This code looks, in my opinion, simpler and better to understand. Note I also hoisted `sum += delta`

, that's required as we don't have a new sum value on every block. Instead, we use the same variable for all blocks at once.

This takes 55μs to cipher/decipher a message, down from previous 62μs and initial 267μs, with a standard deviation of ~26μs. It accounts for ~384MB/s throughput. That is a further 12% improvement, however, the worst-case takes 200μs, making it much more consistent and faster than the reference implementation on every run, even compared to its best-case run.

Why the improvement?
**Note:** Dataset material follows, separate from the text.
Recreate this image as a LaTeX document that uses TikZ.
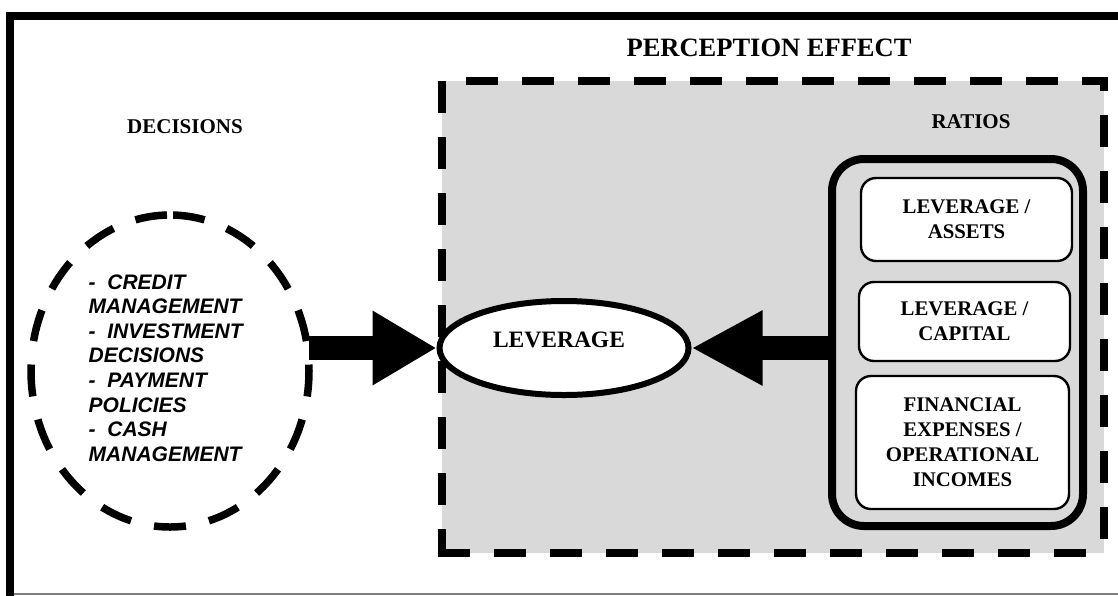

It leverages what is called automatic vectorization: your processor has vector registers, and it allows applying a single instruction (be it a `xor`

, an `add`

or a `shift`

) to several values at the same time.

The compiler will generate code using special registers named `%ymmX`

and `%xmmX`

, where X denotes register index. `%xmm`

registers are 128 bits wide. `%ymm`

registers are 256 bits wide and are available if your processor supports AVX (Intel Core except for 1st gen, AMD after Phenom II).

It will generate assembly using instructions such as `vpxor %ymm0, %ymm1, %ymm1`

and `vpaddd %ymm2, %ymm1, %ymm1`

, instead of the traditional `xor %edx, %eax`

and `add %r14d, %eax`

. I won't display the assembly code here, it is so heavily optimized you won't really see what's happening.

The beauty here is that the compiler (I am using GCC 10.1.0) is smart enough to figure data might not always be aligned to the wide registers (i.e. input is not always a multiple of 128/256 bits), and it will generate code for that case: it uses wide registers while possible, then resort to a single value at a time.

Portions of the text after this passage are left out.